Call volumes to the Ventra customer call centers have dropped to about 8,000 daily calls through Dec. 10. Wait times in December averaged just one minute and 17 seconds. That’s an improvement from months past. There were more than 12,000 calls on several days in October.

In a speech to the City Club of Chicago on Nov. 5, Claypool announced that too many customers were “confused and frustrated” by Ventra so he was suspending Ventra transition deadlines until the Ventra vendor met three “performance benchmarks.” One of those included having a 0.5 second tapping performance.

The CTA has still not announced a timeline of when Ventra will be 100 percent in place.

Despite all its problems, 66 percent of CTA customers are now using Ventra and more than a million customers have registered their cards, Steele said Friday.

From Sept. 14, to Dec. 7, the number of customers using Ventra, instead of “legacy” cards, like disposable cards, Chicago Card or Chicago Card Plus, has declined, data shows.

On Dec. 7, the most recent day data was available, the CTA says 69 percent of customers — nearly six million customers used a Ventra card, over 31 percent using old cards.
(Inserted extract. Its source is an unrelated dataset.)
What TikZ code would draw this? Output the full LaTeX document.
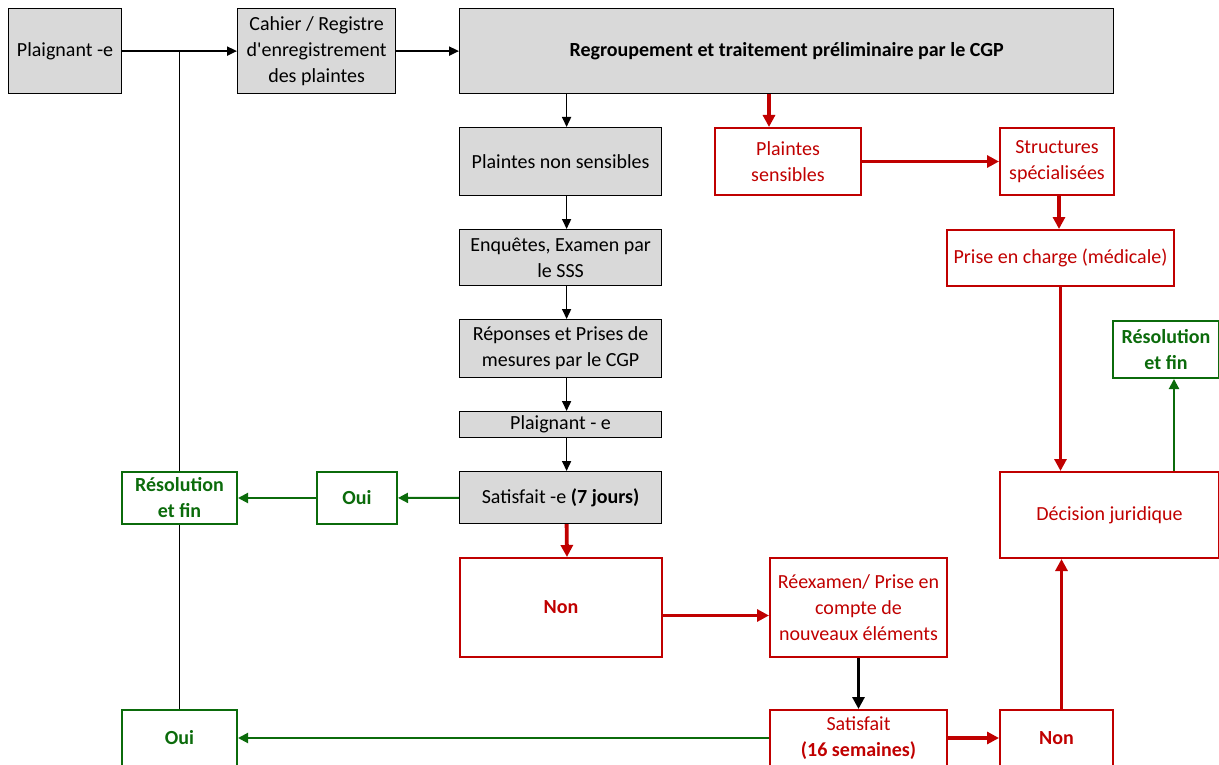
\documentclass[tikz,border=0pt]{standalone}
\usepackage{fontspec}
\setmainfont{Carlito}
\usetikzlibrary{arrows.meta,positioning}
\definecolor{boxgray}{HTML}{D9D9D9}
\definecolor{darkred}{HTML}{C00000}
\definecolor{darkgreen}{HTML}{0B6B0B}
\tikzset{
  base box/.style={rectangle,anchor=north west,align=center,inner sep=2pt,font=\fontsize{20}{26}\selectfont},
  gray box/.style={base box,draw,fill=boxgray,line width=1.2pt},
  red box/.style={base box,draw=darkred,text=darkred,line width=2pt},
  green box/.style={base box,draw=darkgreen,text=darkgreen,line width=2pt,font=\fontsize{20}{26}\selectfont\bfseries},
  flow arrow/.style={-{Triangle[length=10pt,width=9pt]},line width=1.6pt},
  bold arrow/.style={-{Triangle[length=12pt,width=12pt]},line width=3.8pt},
  red arrow/.style={bold arrow,darkred},
  green arrow/.style={-{Triangle[length=10pt,width=10pt]},line width=2pt,darkgreen},
  plain line/.style={line width=1.2pt},
}
\begin{document}
\begin{tikzpicture}[x=1pt,y=-1pt]
  \useasboundingbox (0,0) rectangle (1219,765);
  % main column
  \node[gray box,minimum width=113pt,minimum height=85pt] (plaig) at (8,8) {Plaignant -e};
  \node[gray box,minimum width=158pt,minimum height=85pt] (cahier) at (237,8) {Cahier / Registre\\d\textquotesingle enregistrement\\des plaintes};
  \node[gray box,minimum width=654pt,minimum height=85pt,font=\fontsize{20}{26}\selectfont\bfseries] (regr) at (459,8) {Regroupement et traitement préliminaire par le CGP};
  \node[gray box,minimum width=202pt,minimum height=68pt] (nonsens) at (459,127) {Plaintes non sensibles};
  \node[gray box,minimum width=202pt,minimum height=56pt] (enq) at (459,229) {Enquêtes, Examen par\\le SSS};
  \node[gray box,minimum width=202pt,minimum height=58pt] (rep) at (459,319) {Réponses et Prises de\\mesures par le CGP};
  \node[gray box,minimum width=202pt,minimum height=26pt] (plaig2) at (459,411) {Plaignant - e};
  \node[gray box,minimum width=202pt,minimum height=52pt] (sat1) at (459,471) {Satisfait -e \textbf{(7 jours)}};
  \node[red box,minimum width=202pt,minimum height=99pt,font=\fontsize{20}{26}\selectfont\bfseries] (non1) at (459,557) {Non};
  % sensitive branch
  \node[red box,minimum width=146pt,minimum height=67pt] (sens) at (714,127) {Plaintes\\sensibles};
  \node[red box,minimum width=114pt,minimum height=67pt] (struct) at (999,127) {Structures\\spécialisées};
  \node[red box,minimum width=227pt,minimum height=56pt] (pec) at (946,229) {Prise en charge (médicale)};
  \node[red box,minimum width=219pt,minimum height=86pt] (dec) at (999,471) {Décision juridique};
  \node[green box,minimum width=106pt,minimum height=57pt] (res2) at (1112,320) {Résolution\\et fin};
  % outcomes
  \node[green box,minimum width=115pt,minimum height=52pt] (res1) at (121,471) {Résolution\\et fin};
  \node[green box,minimum width=80pt,minimum height=52pt] (oui1) at (316,471) {Oui};
  \node[green box,minimum width=115pt,minimum height=56pt] (oui2) at (121,709) {Oui};
  \node[red box,minimum width=177pt,minimum height=99pt] (reex) at (769,557) {Réexamen/ Prise en\\compte de\\nouveaux éléments};
  \node[red box,minimum width=177pt,minimum height=56pt] (sat2) at (769,709) {Satisfait\\\textbf{(16 semaines)}};
  \node[red box,minimum width=113pt,minimum height=56pt,font=\fontsize{20}{26}\selectfont\bfseries] (non2) at (999,709) {Non};
  % connectors
  \draw[flow arrow,line width=2pt] (plaig) -- (cahier);
  \draw[flow arrow,line width=2pt] (cahier) -- (regr.west |- cahier.east);
  \draw[plain line] (oui2.north) -- (res1.south);
  \draw[plain line] (res1.north) -- (res1.north |- plaig.east);
  \draw[flow arrow] ([xshift=6pt]nonsens.north |- regr.south) -- ([xshift=6pt]nonsens.north);
  \draw[flow arrow] ([xshift=6pt]nonsens.south) -- ([xshift=6pt]enq.north);
  \draw[flow arrow] ([xshift=6pt]enq.south) -- ([xshift=6pt]rep.north);
  \draw[flow arrow] ([xshift=6pt]rep.south) -- ([xshift=6pt]plaig2.north);
  \draw[flow arrow] ([xshift=6pt]plaig2.south) -- ([xshift=6pt]sat1.north);
  \draw[red arrow] ([xshift=6pt]sat1.south) -- ([xshift=6pt]non1.north);
  \draw[green arrow] (sat1) -- (oui1);
  \draw[green arrow] (oui1) -- (res1);
  \draw[red arrow] ([xshift=-19pt]sens.north |- regr.south) -- ([xshift=-19pt]sens.north);
  \draw[red arrow] (sens) -- (struct);
  \draw[red arrow] ([xshift=2pt]struct.south) -- ([xshift=2pt]struct.south |- pec.north);
  \draw[red arrow] (pec.south) -- (pec.south |- dec.north);
  \draw[green arrow] ([xshift=8pt]res2.south |- dec.north) -- ([xshift=8pt]res2.south);
  \draw[red arrow] ([yshift=-8pt]non1.east) -- ([yshift=-8pt]reex.west);
  \draw[bold arrow,line width=3pt] (reex) -- (sat2);
  \draw[green arrow] (sat2) -- (oui2);
  \draw[red arrow] (sat2) -- (non2);
  \draw[red arrow] ([xshift=5pt]non2.north) -- ([xshift=5pt]non2.north |- dec.south);
\end{tikzpicture}
\end{document}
Not all customers are noticing a quicker “tap” time.” Whitney Barber takes the CTA daily to get to River North from Rogers Park. He says he notices better tap times at different stations. “It’s not some stations it’s better but at Howard [Red Line station], when I tap, I have to tap a few times in the morning,” he said.

Still, Barber, 38, says he’s never had to call the customer service center and hasn’t noticed any overcharging with his Ventra account: “I’ll take that as a win.”